Pesach With My In-Laws

Q: I can greatly relate to the woman who has mixed feelings about being with extended family over Yom Tov. My issues are not the same, but the feelings are similar.

My in-laws always invite us to visit them with our children, but when we’re there they lose patience and become very critical of my husband and me (and, of course, our “chutzpadik” children). They are convinced that we are doing something wrong in our parenting to have children that can’t sit too long at a seudah or who have trouble giving over a dvar Torah that lasts more than two minutes. Some of our children say “please” and “thank you” more often and some say it less; this is true. But that has less to do with us than it does with their friends. They basically speak the way their friends do, not very polite.

When my children speak about topics my in-laws consider narishkeit (general foolishness), their grandparents have limited patience to listen and not make an unpleasant comment. If the kids leave a mess anywhere, we are notified in no time. My in-laws want their grandchildren to feel comfortable in their house (in theory), but they don’t make it easy for us. If they think we favor one child over another in a conflict, we’ll soon hear about it.

My husband has spoken to his parents about these issues from time to time, and sometimes they refrain from their negative comments and annoyed looks. However, we can’t expect the children’s behavior to be good all the time.

Pesach is right around the corner. What should we do?

A: The fact that your in-laws have made attempts to be less critical towards your children shows that they are not totally rigid in their thinking and actions. Many older adults have been taught that being critical towards others will help those others become aware of their shortcomings and make the appropriate changes to their behavior. Though this might be true in some cases, grandchildren want to view their grandparents’ home as a place of unconditional love, and criticism from such a source will usually be disappointing and unhelpful.

Although offering direct compliments might not be a form of communication with which your in-laws are at ease, your husband can suggest implementing such communication possibilities to help improve the quality of the grandparent/grandchild relationship.

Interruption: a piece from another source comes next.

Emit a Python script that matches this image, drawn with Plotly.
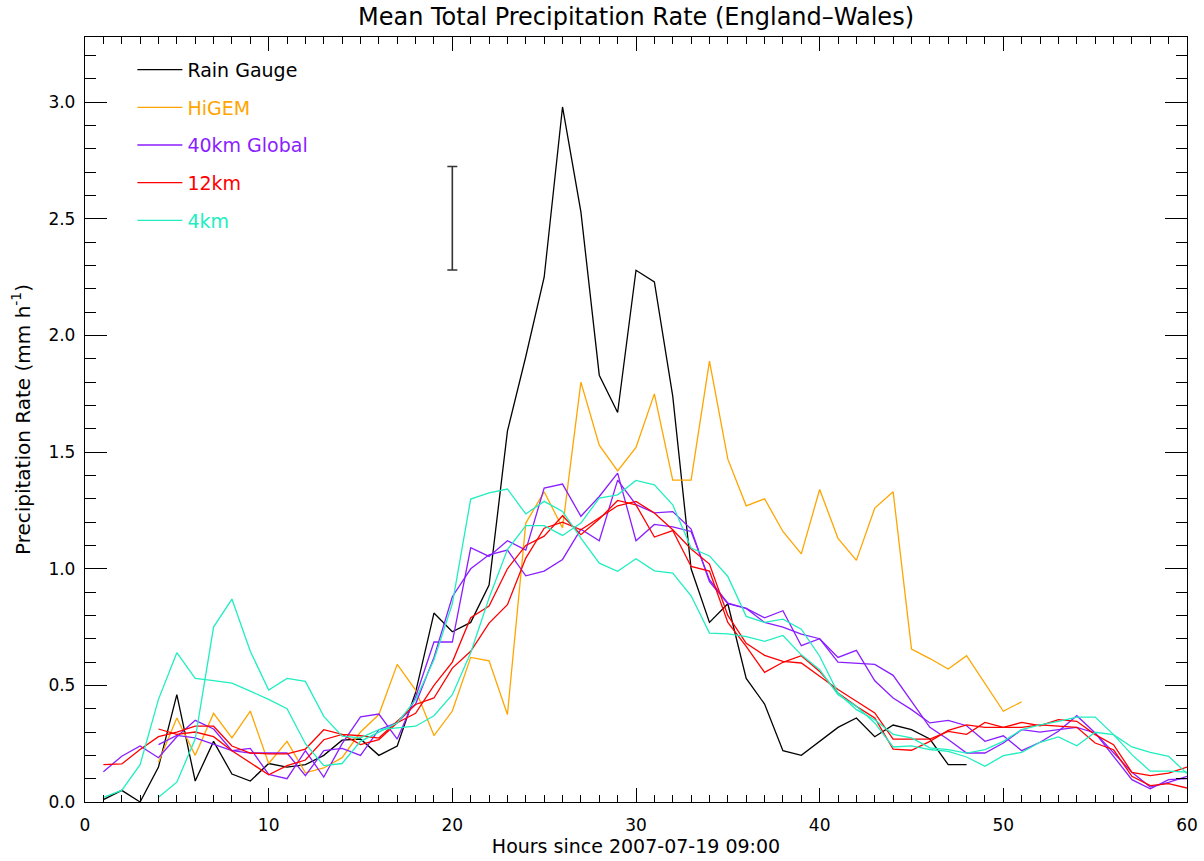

Your children, on the other hand, need to realize that kibbud av va’eim extends to grandparents, and that some mitzvos require more effort than others. Understanding how your in-laws see criticism as a form of caring may allow your children to be less resentful towards such comments directed at them. A frank discussion about possible responses (or non-responses) to uncomfortable comments may lead to a form of preventive self-protection for your children. Preparing and utilizing affirmative thought patterns (positive self-talk) can help family members to better deal with this situation. A positive affirmation could be: “I am doing the best with the situation that is presented before me,” or “I am able to choose my reaction to this situation.” Sometimes humor can be used in response to your children’s “mishaps” (if your in-laws would not consider this disrespectful).

If, however, the point being made by your in-laws is important to focus on, you can stress the message behind their words — in a more comfortable way than how it was originally conveyed. In fact, if your in-laws’ request is to have your children be more compliant with rules, you can set up a reward system for the time you are all together to help motivate them. Being able to sit at a Yom Tov table and say a more complex dvar Torah is not an unreasonable request for grandparents to make.

Clearly, if your in-laws’ criticism is very severe, daas Torah should be consulted on how to deal with this situation.